In this context, UTLA’s demands have resonated with the public. However, despite the UTLA’s contention that the district has the funds to meet their demands, over the past few years several reports have warned that LAUSD is faced with a significant structural deficit. The district is spending approximately half a billion dollars more each year than it takes in. Without corrective action, the deterioration of the financial situation will worsen over the next few years. The deficit is caused in part by rising pension and special education costs, and lost student enrollment due to the expansion of charter schools and demographic change. There are no quick or easy fixes for these problems.

In 2015, then-Superintendent Ray Cortines assembled a blue-ribbon committee to provide an objective analysis of the district’s finances and to make recommendations for how projected deficits should be addressed. According to the report: “The expanding gap represents a serious challenge to the LAUSD’s financial stability in the near term, one that insists upon immediate action today.” The report concludes that “if the District desires to continue… beyond FY 2019-20, to be capable of improving the lives of students and their families, then a combination of difficult, substantial and immediate decisions will be required. Failure to do so could lead to the insolvency of the LAUSD, and the loss of local governance authority that comes from state takeover.” Similar warnings have been issued by the LA County Office of Education, and the state department of education.

In the fall of 2015, I was invited to facilitate a retreat with the LAUSD School Board on the fiscal challenges facing the district and the various options available for addressing it.
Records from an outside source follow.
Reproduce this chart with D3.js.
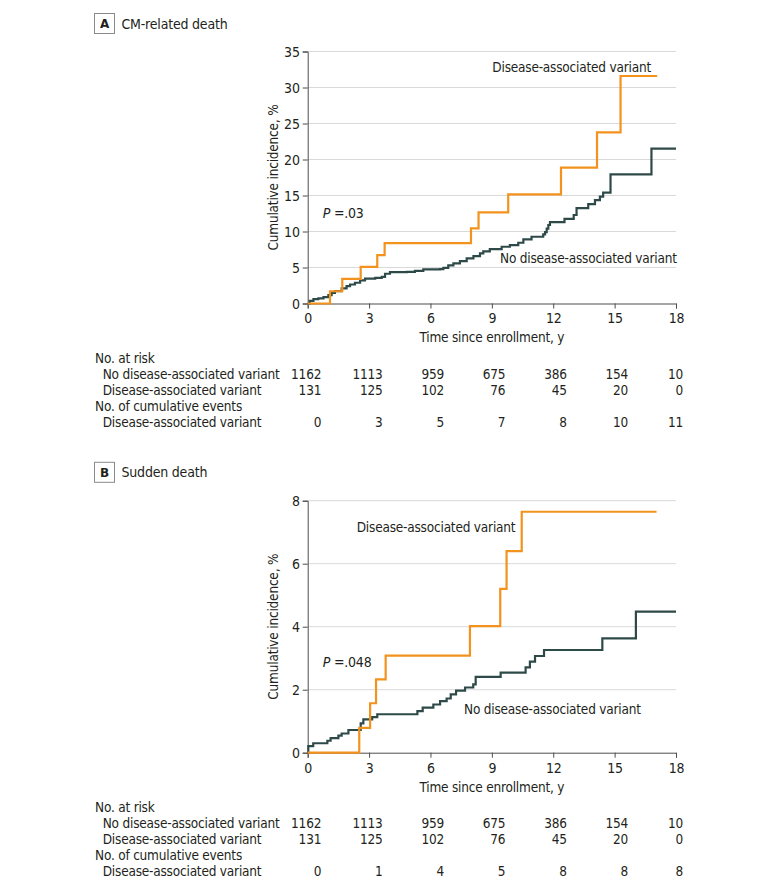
<!DOCTYPE html>
<html>
<head>
<meta charset="utf-8">
<script src="https://cdn.jsdelivr.net/npm/d3@7"></script>
<style>
  body { margin: 0; background: #fff; }
  text { font-family: "DejaVu Sans Condensed", "DejaVu Sans", sans-serif; fill: #231f20; letter-spacing: -0.2px; }
</style>
</head>
<body>
<div class="chart"></div>
<script>
// data
var timeTicks = [0, 3, 6, 9, 12, 15, 18];
var cmTicks = [0, 5, 10, 15, 20, 25, 30, 35];
var sdTicks = [0, 2, 4, 6, 8];

// [years, cumulative incidence %], step-after
var cmVariant = [[0,0],[1.09,1.7],[1.69,3.43],[2.59,5.1],[3.4,6.72],[3.76,8.39],[7.98,10.43],[8.35,12.66],
  [9.8,15.16],[12.38,18.87],[14.14,23.78],[15.29,31.6],[17.08,31.6]];
var cmNoVariant = [[0,0],[0.1,0.37],[0.28,0.6],[0.52,0.7],[0.77,0.88],[1.01,1.16],[1.17,1.48],[1.33,1.72],
  [1.66,2.09],[1.9,2.41],[2.07,2.64],[2.31,2.88],[2.56,3.2],[2.8,3.45],[3.3,3.57],[3.62,3.7],[3.78,4.13],
  [4.02,4.36],[4.84,4.4],[5.24,4.54],[5.65,4.73],[6.47,4.77],[6.63,4.96],[6.87,5.29],[7.12,5.56],[7.44,5.89],
  [7.77,6.26],[8.1,6.58],[8.42,6.96],[8.58,7.23],[8.9,7.55],[9.48,7.88],[9.88,8.1],[10.29,8.44],[10.54,8.9],
  [10.94,9.27],[11.51,9.6],[11.6,9.9],[11.68,10.4],[11.76,10.9],[11.84,11.3],[12.55,11.75],[13.0,12.29],
  [13.14,13.25],[13.71,13.81],[14.04,14.37],[14.28,14.83],[14.44,15.39],[14.8,17.94],[16.8,21.5],[18,21.5]];

var sdVariant = [[0,0],[2.52,0.79],[3.05,1.57],[3.34,2.33],[3.81,3.08],[7.93,4.02],[9.41,5.2],[9.72,6.4],
  [10.46,7.65],[17.05,7.65]];
var sdNoVariant = [[0,0],[0.03,0.21],[0.27,0.3],[0.96,0.38],[1.12,0.46],[1.5,0.54],[1.66,0.61],[1.99,0.72],
  [2.59,0.93],[2.72,1.06],[3.15,1.13],[3.4,1.22],[5.36,1.32],[5.62,1.43],[6.14,1.53],[6.47,1.64],[6.79,1.72],
  [6.99,1.85],[7.25,1.97],[7.69,2.07],[8.09,2.17],[8.21,2.41],[9.43,2.54],[10.65,2.71],[10.86,2.89],
  [11.11,3.07],[11.55,3.26],[14.4,3.63],[16.04,4.48],[18,4.48]];

var riskNoVariant = [1162, 1113, 959, 675, 386, 154, 10];
var riskVariant = [131, 125, 102, 76, 45, 20, 0];
var cmEvents = [0, 3, 5, 7, 8, 10, 11];
var sdEvents = [0, 1, 4, 5, 8, 8, 8];

var orange = "#f4921e";
var slate = "#2e4a48";
var fontSize = "13.5px";

var svg = d3.select(".chart")
  .append("svg")
  .attr("width", 780)
  .attr("height", 888);

var plotLeft = 307.7;
var plotRight = 676;
var plotHeight = 252;

function drawPanel(opts) {
  var top = opts.top;
  var bottom = top + plotHeight;

  var x = d3.scaleLinear().domain([0, 18]).range([plotLeft, plotRight]);
  var y = d3.scaleLinear().domain([0, opts.yMax]).range([bottom, top]);

  // panel label box + title
  var ly = opts.labelY;
  svg.append("rect")
    .attr("x", 94.5).attr("y", ly - 10)
    .attr("width", 20).attr("height", 20)
    .attr("fill", "none").attr("stroke", "#8a8a8a").attr("stroke-width", 1);
  svg.append("text")
    .attr("x", 104.5).attr("y", ly)
    .attr("dy", "0.36em")
    .attr("text-anchor", "middle")
    .style("font-family", "DejaVu Sans, sans-serif")
    .style("font-weight", "bold")
    .style("font-size", "12px")
    .text(opts.letter);
  svg.append("text")
    .attr("x", 121.5).attr("y", ly)
    .attr("dy", "0.36em")
    .style("font-size", "14px")
    .text(opts.title);

  // gridlines
  svg.append("g")
    .selectAll("line")
    .data(opts.yTicks.filter(d => d > 0))
    .enter()
    .append("line")
    .attr("x1", plotLeft).attr("x2", plotRight)
    .attr("y1", d => y(d)).attr("y2", d => y(d))
    .attr("stroke", "#d9d9d9").attr("stroke-width", 1);

  // axes
  var leftAxis = d3.axisLeft(y).tickValues(opts.yTicks).tickSize(5).tickPadding(3).tickFormat(d3.format("d"));
  var bottomAxis = d3.axisBottom(x).tickValues(timeTicks).tickSize(5).tickPadding(3).tickFormat(d3.format("d"));

  var gy = svg.append("g")
    .attr("transform", `translate(${plotLeft}, 0)`)
    .call(leftAxis);
  var gx = svg.append("g")
    .attr("transform", `translate(0, ${bottom})`)
    .call(bottomAxis);
  [gx, gy].forEach(function(g) {
    g.attr("font-family", null).attr("font-size", null);
    g.select(".domain").attr("stroke", "#4d4d4d");
    g.selectAll(".tick line").attr("stroke", "#4d4d4d");
    g.selectAll(".tick text")
      .style("font-size", "14px")
      .attr("fill", "#231f20");
  });
  gy.selectAll(".tick text").attr("dy", "0.36em");
  gx.selectAll(".tick text").attr("dy", "0.85em");

  // axis titles
  svg.append("text")
    .attr("transform", `translate(273.5, ${(top + bottom) / 2}) rotate(-90)`)
    .attr("dy", "0.36em")
    .attr("text-anchor", "middle")
    .style("font-size", fontSize)
    .text("Cumulative incidence, %");
  svg.append("text")
    .attr("x", (plotLeft + plotRight) / 2)
    .attr("y", bottom + 34)
    .attr("dy", "0.36em")
    .attr("text-anchor", "middle")
    .style("font-size", fontSize)
    .text("Time since enrollment, y");

  // curves
  var line = d3.line()
    .x(d => x(d[0]))
    .y(d => y(d[1]))
    .curve(d3.curveStepAfter);

  svg.append("path")
    .datum(opts.noVariant)
    .attr("d", line)
    .attr("fill", "none")
    .attr("stroke", slate)
    .attr("stroke-width", 2.2);
  svg.append("path")
    .datum(opts.variant)
    .attr("d", line)
    .attr("fill", "none")
    .attr("stroke", orange)
    .attr("stroke-width", 2.2);

  // curve labels
  svg.append("text")
    .attr("x", opts.varLabel[0]).attr("y", opts.varLabel[1])
    .attr("dy", "0.36em")
    .style("font-size", fontSize)
    .text("Disease-associated variant");
  svg.append("text")
    .attr("x", opts.noVarLabel[0]).attr("y", opts.noVarLabel[1])
    .attr("dy", "0.36em")
    .style("font-size", fontSize)
    .text("No disease-associated variant");

  // p value
  var p = svg.append("text")
    .attr("x", 322.7).attr("y", opts.pY)
    .attr("dy", "0.36em")
    .style("font-size", "14px");
  p.append("tspan").style("font-style", "italic").text("P");
  p.append("tspan").text(" =" + opts.p);

  // risk table
  var rows = [
    { label: "No. at risk", indent: false, values: null },
    { label: "No disease-associated variant", indent: true, values: riskNoVariant },
    { label: "Disease-associated variant", indent: true, values: riskVariant },
    { label: "No. of cumulative events", indent: false, values: null },
    { label: "Disease-associated variant", indent: true, values: opts.events }
  ];
  rows.forEach(function(row, i) {
    var ry = bottom + 54.4 + i * 16;
    svg.append("text")
      .attr("x", row.indent ? 102.7 : 95)
      .attr("y", ry)
      .attr("dy", "0.36em")
      .style("font-size", fontSize)
      .text(row.label);
    if (row.values) {
      svg.append("g")
        .selectAll("text")
        .data(row.values)
        .enter()
        .append("text")
        .attr("x", (d, j) => Math.min(x(timeTicks[j]) + 13.5, 683))
        .attr("y", ry)
        .attr("dy", "0.36em")
        .attr("text-anchor", "end")
        .style("font-size", fontSize)
        .text(d => d);
    }
  });
}

drawPanel({
  letter: "A", title: "CM-related death", labelY: 23.5,
  top: 51.5, yMax: 35, yTicks: cmTicks,
  variant: cmVariant, noVariant: cmNoVariant, events: cmEvents,
  p: ".03", pY: 213.3,
  varLabel: [492.3, 66.7], noVarLabel: [500, 258.3]
});

drawPanel({
  letter: "B", title: "Sudden death", labelY: 472.3,
  top: 500.7, yMax: 8, yTicks: sdTicks,
  variant: sdVariant, noVariant: sdNoVariant, events: sdEvents,
  p: ".048", pY: 662.3,
  varLabel: [356.7, 527.3], noVarLabel: [464, 709.3]
});
</script>
</body>
</html>
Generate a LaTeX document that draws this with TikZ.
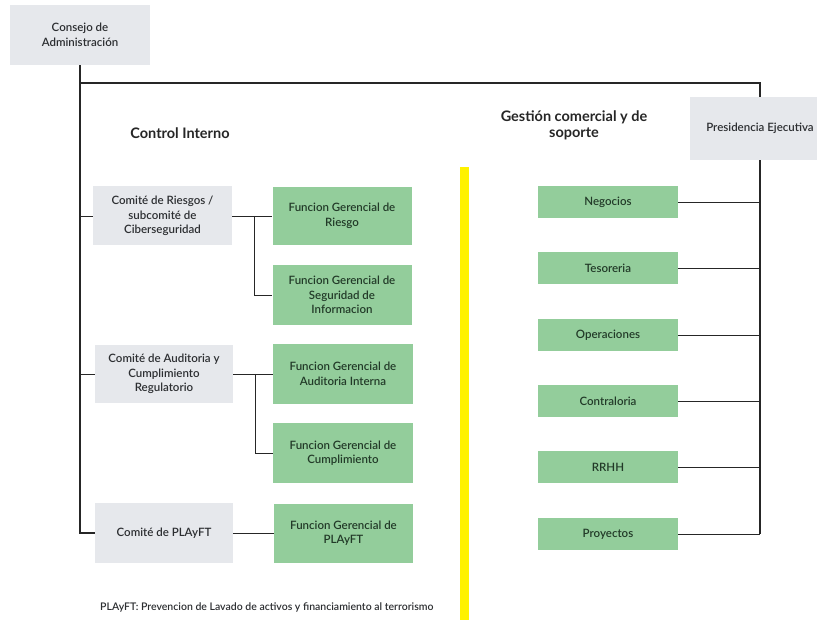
\documentclass[tikz,border=0pt]{standalone}
\usepackage{fontspec}
\setmainfont{Lato}
\newfontfamily\semib{Lato Semibold}
\definecolor{boxgrey}{HTML}{E6E8EC}
\definecolor{boxgreen}{HTML}{93CD9B}
\definecolor{txtgreen}{HTML}{223A28}
\definecolor{txtgrey}{HTML}{2C2E31}
\definecolor{baryellow}{HTML}{FFF200}
\begin{document}
\begin{tikzpicture}[x=1pt,y=-1pt,
  greybox/.style={fill=boxgrey,draw=none,align=center,inner sep=0pt,text=txtgrey,font=\semib\fontsize{11.5}{14.5}\selectfont},
  greenbox/.style={fill=boxgreen,draw=none,align=center,inner sep=0pt,text=txtgreen,font=\semib\fontsize{11.5}{14.5}\selectfont},
  conn/.style={draw=black!85,line width=0.8pt},
  trunk/.style={draw=black!85,line width=1.1pt},
  heading/.style={font=\bfseries\fontsize{14.5}{16}\selectfont,text=black!85,align=center}]
\useasboundingbox (0,0) rectangle (817,620);
\fill[baryellow] (460,167) rectangle (469,620);
\node[greybox,minimum width=140pt,minimum height=60pt] (consejo) at (80,35) {Consejo de\\Administración};
\node[greybox,minimum width=140pt,minimum height=63pt] (pres) at (760,128.5) {Presidencia Ejecutiva};
\node[heading] (ci) at (180,133) {Control Interno};
\node[heading] (gc) at (574,125) {Gestión comercial y de\\soporte};
\node[greybox,minimum width=139pt,minimum height=59pt] (crisk) at (162.5,216) {Comité de Riesgos /\\subcomité de\\Ciberseguridad};
\node[greybox,minimum width=138pt,minimum height=58pt] (caud) at (164,374) {Comité de Auditoria y\\Cumplimiento\\Regulatorio};
\node[greybox,minimum width=138pt,minimum height=60pt] (cpl) at (164,533) {Comité de PLAyFT};
\node[greenbox,minimum width=139pt,minimum height=58pt] (grisk) at (342,216) {Funcion Gerencial de\\Riesgo};
\node[greenbox,minimum width=139pt,minimum height=60pt] (gseg) at (342,295) {Funcion Gerencial de\\Seguridad de\\Informacion};
\node[greenbox,minimum width=140pt,minimum height=60pt] (gaud) at (343,374) {Funcion Gerencial de\\Auditoria Interna};
\node[greenbox,minimum width=140pt,minimum height=60pt] (gcum) at (343,453) {Funcion Gerencial de\\Cumplimiento};
\node[greenbox,minimum width=139pt,minimum height=59pt] (gpl) at (343.5,533) {Funcion Gerencial de\\PLAyFT};
\node[greenbox,minimum width=140pt,minimum height=32pt] (neg) at (608,202) {Negocios};
\node[greenbox,minimum width=140pt,minimum height=32pt] (tes) at (608,268) {Tesoreria};
\node[greenbox,minimum width=140pt,minimum height=32pt] (ope) at (608,335) {Operaciones};
\node[greenbox,minimum width=140pt,minimum height=32pt] (con) at (608,401) {Contraloria};
\node[greenbox,minimum width=140pt,minimum height=32pt] (rrhh) at (608,467) {RRHH};
\node[greenbox,minimum width=140pt,minimum height=32pt] (pro) at (608,534) {Proyectos};
\node[anchor=west,inner sep=0pt,font=\semib\fontsize{10.5}{12}\selectfont,text=txtgrey] (fn) at (100,607) {PLAyFT: Prevencion de Lavado de activos y financiamiento al terrorismo};
\coordinate (topL) at (80,83);
\coordinate (topR) at (760,83);
\coordinate (tR) at (80,216);
\coordinate (tA) at (80,374);
\coordinate (tP) at (80,533);
\coordinate (bR) at (254,216);
\coordinate (bA) at (255,374);
\coordinate (rEnd) at (760,534);
\draw[trunk] (consejo.south) -- (tP) -- (cpl.west);
\draw[trunk] (topL) -- (topR) -- (pres.north);
\draw[trunk] (pres.south) -- (rEnd);
\draw[conn] (tR) -- (crisk.west);
\draw[conn] (tA) -- (caud.west);
\draw[conn] (crisk.east) -- (grisk.west);
\draw[conn] (bR) |- (gseg.west);
\draw[conn] (caud.east) -- (gaud.west);
\draw[conn] (bA) |- (gcum.west);
\draw[conn] (cpl.east) -- (gpl.west);
\foreach \n in {neg,tes,ope,con,rrhh,pro}{
  \draw[conn] (\n.east) -- (\n.east -| topR);
}
\end{tikzpicture}
\end{document}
For two full days, board members discussed the growing deficit, and the implications for the district’s future. I advised the school board that the district needed a strategic plan that would make it possible to reduce operating costs over time, identify possibilities for generating new revenue through a parcel tax or bond measure, and significantly increase the number of “good schools” capable of attracting families in Los Angeles while decreasing the number of poor-performing, under-enrolled schools. None of this would be easy and, not surprisingly, no plan was developed.

Regardless of whether or not UTLA goes on strike, these challenges will remain. So far, Mayor Eric Garcetti has largely been silent, despite the fact that LAUSD is also the city’s largest employer, and he has announced plans that he is considering a run for President.

Garcetti and others with power and influence have demonstrated more concern about the 2028 Olympics than they have for the schools serving the majority of the city’s children. The UTLA is right; the future of public education in LA is indeed in jeopardy. However, the strike won’t solve the financial problems facing the district. That challenge will have to be taken up by the new governor, Gavin Newsom, who has already made more promises than he can possibly deliver on.

Teachers are rising up to demand reinvestment in public education. Let’s hope that the politicians who they have supported rise to the challenge with them.